EXECUTIVE SUMMARY: The Trump peace plan tells the Palestinians that the sensible question is not whether a deal provides everything you think you are entitled to, but whether it is the best deal available. If their demands for “justice” include Israel’s destruction, it says, the United States will not support them and will not fight to preserve the status quo for their benefit. A notable feature of the plan is the warning that, if the Palestinians continue to reject peace unreasonably, the US will not block Israel from advancing its own claims to areas that, in the administration’s view, realistic peace talks would leave to Israel.

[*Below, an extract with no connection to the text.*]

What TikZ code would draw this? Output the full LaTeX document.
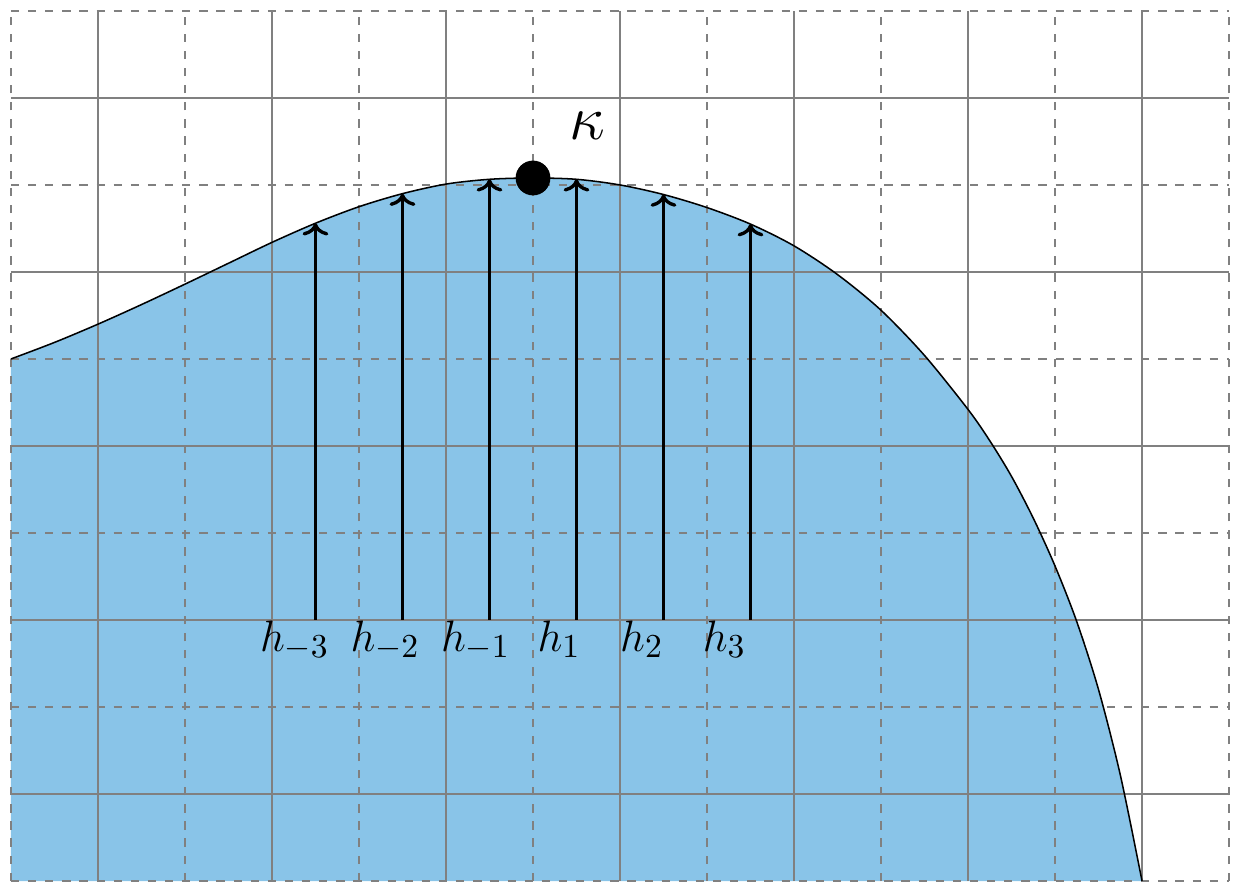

The plan’s strong language reflects acquaintance with the long, exasperating history of US diplomacy undone by Palestinian rejectionism and terrorism. Knowledge of that history is crucial for assessing the plan.
In the past, US diplomacy aimed directly at a Palestinian-Israeli deal and repeatedly failed. This plan stresses that fundamental Palestinian reforms are required first. It assumes that current Palestinian leaders won’t reform, so it appeals over their heads to the public they are misgoverning and around them to the Arab states.
The plan has some creative elements and some that may not prove realistic, but critics who say that Trump’s plan won’t win acceptance by Mahmoud Abbas are missing its main point, which is that the Palestinians need new leaders. The plan does not hold out the promise of a quick deal. Rather, it has a more limited aim: to improve chances that peace will one day be possible. Meanwhile, it takes the current and future security concerns of Israel seriously and bolsters US support.